ChatGPT coffee test

ChatGPT Failed a Basic ‘Coffee Test’. Here’s Why It’s Not As Smart As We Think

4 min read
Disclaimer

This article is for general information purposes only and isn’t intended to be financial product advice. You should always obtain your own independent advice before making any financial decisions. The Chainsaw and its contributors aren’t liable for any decisions based on this content.

Share

Follow

ChatGPT failed the coffee test: ChatGPT can write code, plan a travel itinerary and even produce a Shakespeare-inspired play, but does it know how to make a simple cup of coffee when you ask it to? Yeah, nah.

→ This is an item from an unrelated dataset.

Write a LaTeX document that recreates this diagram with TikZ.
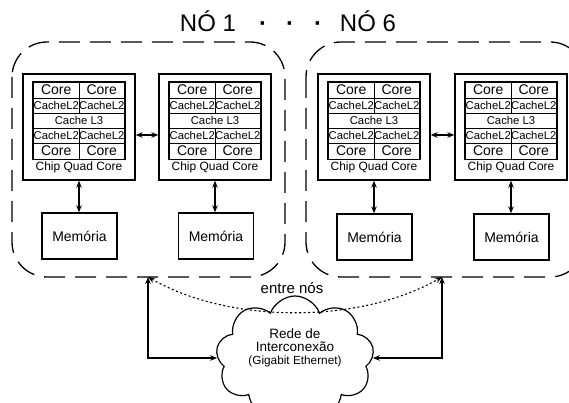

What is the ‘Coffee Test’?

First put forward to these new beings by Apple co-founder Steve Wozniak, the Coffee Test is an experiment that lets one assess the intelligence of an AI machine.

According to Wozniak, the test requires an AI machine to:

 … go into an average American household and figure out how to make coffee, including identifying the coffee machine, figuring out what the buttons do, finding the coffee cabinet, etc.

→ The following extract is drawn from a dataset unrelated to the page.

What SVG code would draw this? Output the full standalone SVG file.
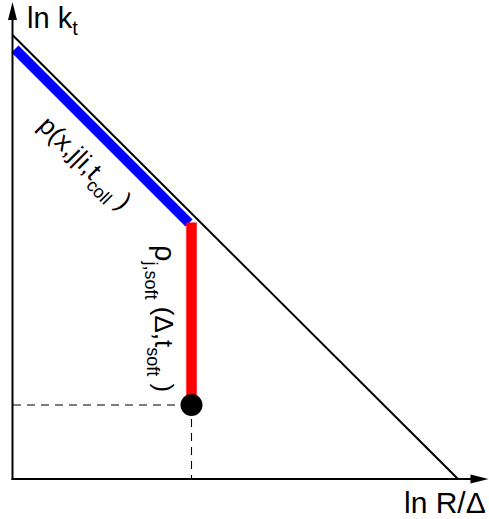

Ben Goertzel in the How Do You Test the Strength of an AI? report, attributed to Steve Wozniak, Apple co-founder

The tester should first ask an AI system, for instance ChatGPT, to visualise a home, enter, locate the kitchen, and then make coffee. 

If an AI machine can perform this task without error, it passes the test and can be considered ‘generally intelligent’ or even human-like.

Why is this important?

The Coffee Test is an important benchmark when it comes to measuring an AI’s intelligence.

This is because the task of making a coffee is simple, yet it is one that encapsulates the fundamentals of basic human function: having the ability to perceive and navigate its way in familiar environments (e.g. a house), having ‘common sense’ reason to correctly deduce that coffee powder would be located in a cupboard and having knowledge of the steps to boil water and brew coffee.

ChatGPT made me a coffee

So, with all this in mind, I went to ask ChatGPT to make me a cup of my daily morning fuel. I began with asking if it’s okay that I run a thought an experiment, which it gladly agreed to.

I began by asking it to identify where the kitchen is in my house. To start off, ChatGPT is aware that it isn’t human, doesn’t have a physical body, and therefore has no experience visiting someone’s home. In other words, it has no friends.

Next, I asked ChatGPT to locate the kitchen, which it does correctly.

Screenshot of my ‘Coffee Test’ conversation with ChatGPT.

Finally, I asked it to make coffee, which it refused twice. It told me to get my lazy arse up and make my own coffee instead, providing me with instructions.

ChatGPT coffee test
Screenshot of my ‘Coffee Test’ conversation with ChatGPT.

Does it fail or pass at this stage? I’d say fail, but I give it some points for self-awareness and for standing its ground in refusing to labour for me.

After my first attempt, I decided to run the test again. Interestingly, this time, it seemed to forget that it’s a language model and went ahead to play the role of a guest.

ChatGPT coffee test
Screenshot of my ‘Coffee Test’ conversation with ChatGPT.

This only lasted for one minute though, as it fell back to default chatbot assistant mode. Fail.

Is ChatGPT as intelligent as we think?

So what does all this mean? It means that ChatGPT isn’t the lifelike prodigy that we make it out to be. Wozniak didn’t provide reference materials for researchers to ‘passing criteria’ for the Coffee Test. However, in an old interview, he did make a remark that it would take very long for AI machines to level or surpass humans:

… you can come into my house and make a cup of coffee, and I could go into yours and I might be able to… but when is a computer ever going to get to that level?

If you had to analyse all the steps: you had to walk, to know what kitchens are … you got that from years of life.

Steve Wozniak, Apple co-founder

ChatGPT made headlines for its ability to nearly pass a medical school test, an MBA exam, and a bar test, but that’s because it’s fed millions or billions of data by humans. It doesn’t, however, know what your go-to coffee order is like the cute barista at your local café.

So, for now, it’s perhaps better to go for coffee runs.